** Data section **
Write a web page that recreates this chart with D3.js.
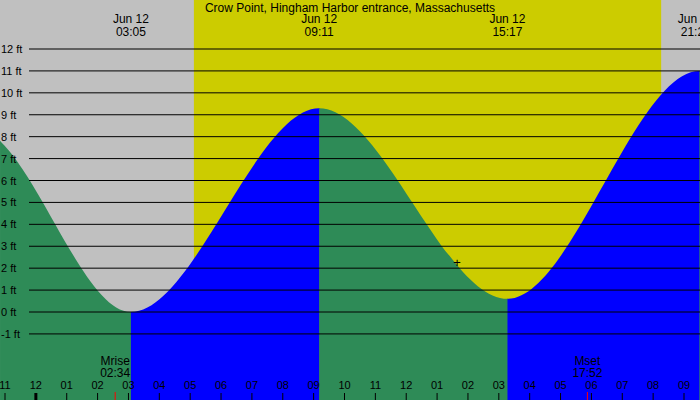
<!DOCTYPE html><html><head><script src="https://cdn.jsdelivr.net/npm/d3@7"></script>
<style>body{margin:0}svg{display:block;font-family:"Liberation Sans",Arial,sans-serif}</style></head><body><script>
const extremeHours=[-3.02,-1.16,3.08,9.18,15.28,21.5,27.6];
const extremeFeet=[9.9,7.8,0.0,9.3,0.6,11.0,0.5];
const yTicks=[-1,0,1,2,3,4,5,6,7,8,9,10,11,12];
const hourTicks=[-1,0,1,2,3,4,5,6,7,8,9,10,11,12,13,14,15,16,17,18,19,20,21];
const headLabels=[{h:3.08,t:"03:05"},{h:9.18,t:"09:11"},{h:15.28,t:"15:17"},{h:21.38,t:"21:23"}];
const daylight=[5.12,20.26];
const moon=[{h:2.57,n:"Mrise",t:"02:34"},{h:17.87,n:"Mset",t:"17:52"}];
const W=700,H=400;
const x=d3.scaleLinear().domain([-1,21]).range([5,684]);
const y=d3.scaleLinear().domain([0,12]).range([312,49]);
const svg=d3.select("body").append("svg").attr("width",W).attr("height",H);
svg.append("rect").attr("width",W).attr("height",H).attr("fill","#c0c0c0");
svg.append("rect").attr("x",x(daylight[0])).attr("width",x(daylight[1])-x(daylight[0])).attr("height",H).attr("fill","#cccc00");
const data=extremeHours.map((h,i)=>({h,v:extremeFeet[i]}));
const area=d3.area().x(d=>x(d.h)).y0(H).y1(d=>y(d.v)).curve(d3.curveMonotoneX);
const defs=svg.append("defs");
for(let i=0;i<data.length-1;i++){
  const rising=data[i+1].v>data[i].v;
  defs.append("clipPath").attr("id","c"+i).append("rect").attr("x",x(data[i].h)).attr("width",x(data[i+1].h)-x(data[i].h)+0.5).attr("y",0).attr("height",H);
  svg.append("path").datum(data).attr("d",area).attr("clip-path","url(#c"+i+")").attr("fill",rising?"#0000ff":"#2e8b57");
}
yTicks.forEach(t=>{
  svg.append("line").attr("x1",29).attr("x2",W).attr("y1",y(t)).attr("y2",y(t)).attr("stroke","#000");
  svg.append("text").attr("x",1).attr("y",y(t)+4).attr("font-size",11).text(t+" ft");
});
svg.append("text").attr("x",350).attr("y",12).attr("text-anchor","middle").attr("font-size",12).text("Crow Point, Hingham Harbor entrance, Massachusetts");
headLabels.forEach(d=>{
  const g=svg.append("g").attr("font-size",12).attr("text-anchor","middle");
  g.append("text").attr("x",x(d.h)).attr("y",23).text("Jun 12");
  g.append("text").attr("x",x(d.h)).attr("y",36).text(d.t);
});
hourTicks.forEach(h=>{
  const lab=String(((h%12)+12)%12||12).padStart(2,"0");
  svg.append("text").attr("x",x(h)).attr("y",389).attr("text-anchor","middle").attr("font-size",11).text(lab);
  svg.append("line").attr("x1",x(h)).attr("x2",x(h)).attr("y1",393).attr("y2",H).attr("stroke","#000").attr("stroke-width",h===0?3:1);
});
moon.forEach(m=>{
  svg.append("text").attr("x",x(m.h)).attr("y",365).attr("text-anchor","middle").attr("font-size",12).text(m.n);
  svg.append("text").attr("x",x(m.h)).attr("y",377).attr("text-anchor","middle").attr("font-size",12).text(m.t);
  svg.append("line").attr("x1",x(m.h)).attr("x2",x(m.h)).attr("y1",392).attr("y2",H).attr("stroke","red");
});
svg.append("text").attr("x",457).attr("y",267).attr("text-anchor","middle").attr("font-size",13).text("+");
</script></body></html>
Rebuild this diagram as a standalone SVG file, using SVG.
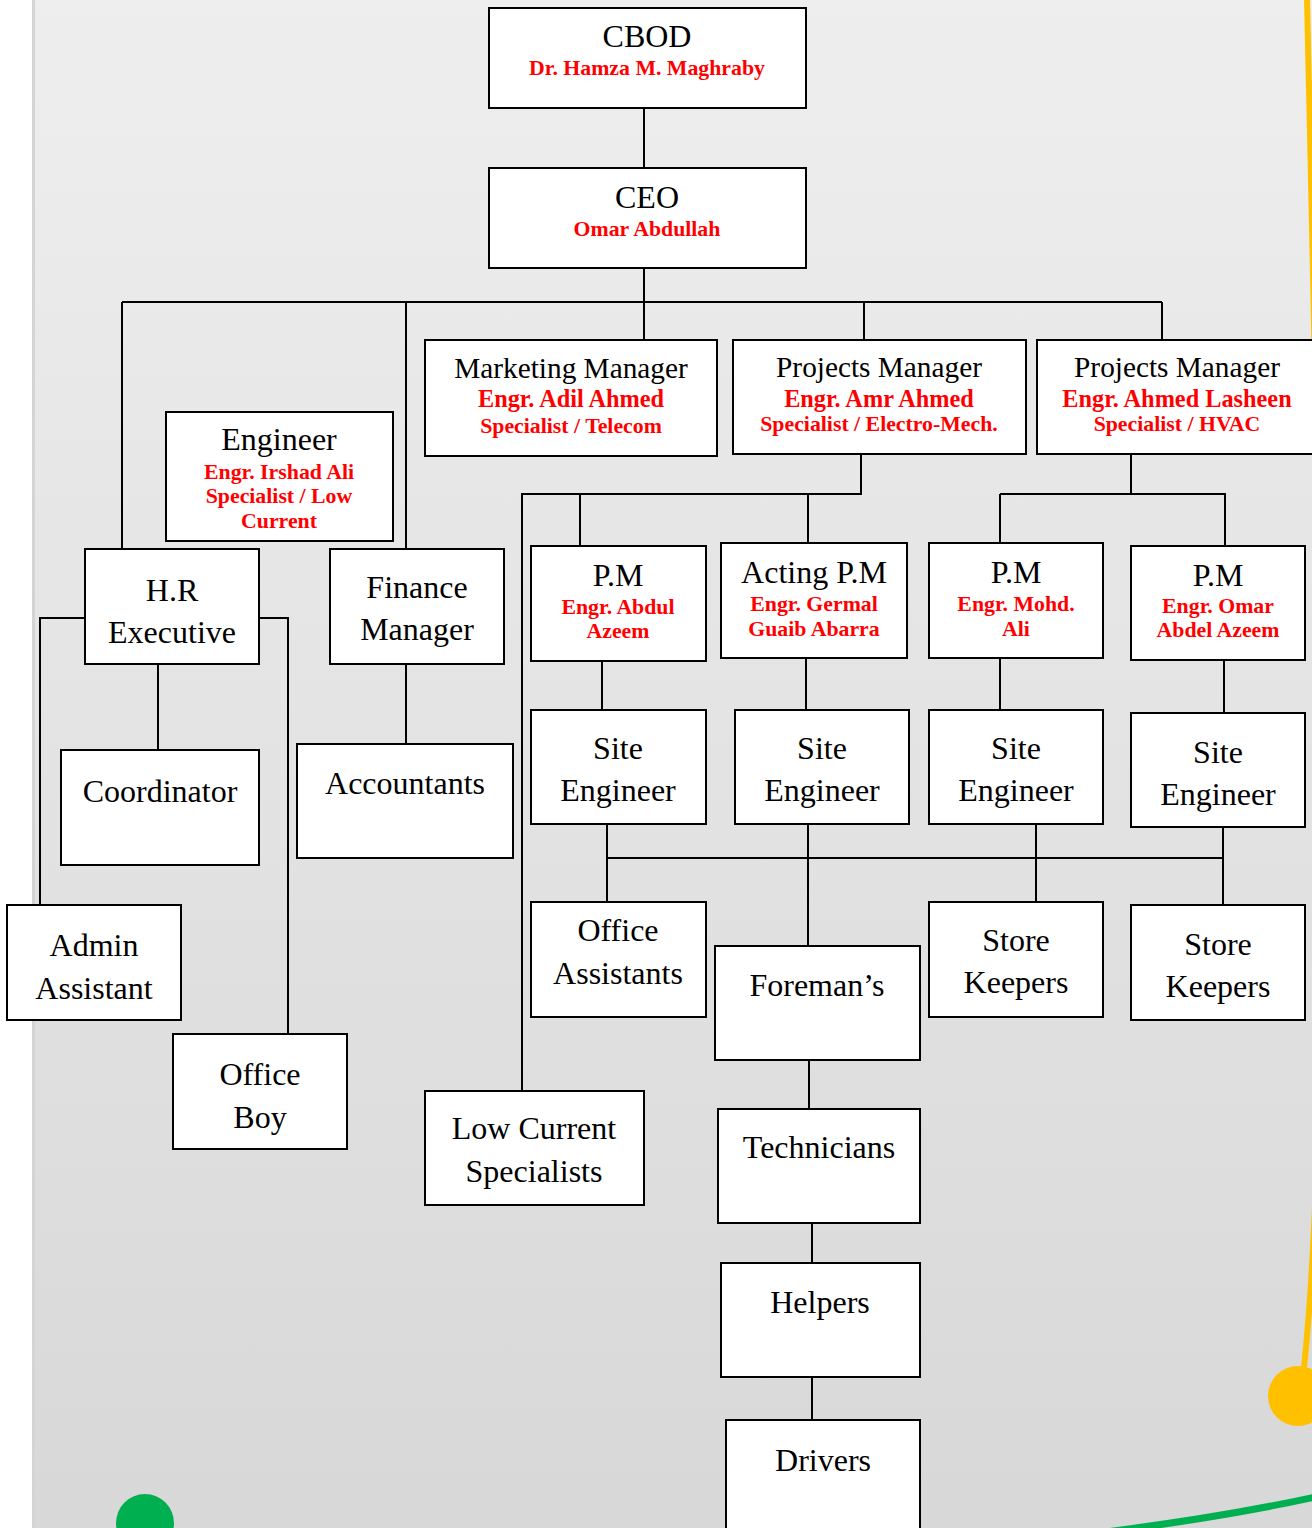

** Problem description **
Read the entries and select each line where the word "this" is found.

** Task solution **
Write a web page that recreates this chart with D3.js.
Rebuild this diagram as a standalone SVG file, using SVG.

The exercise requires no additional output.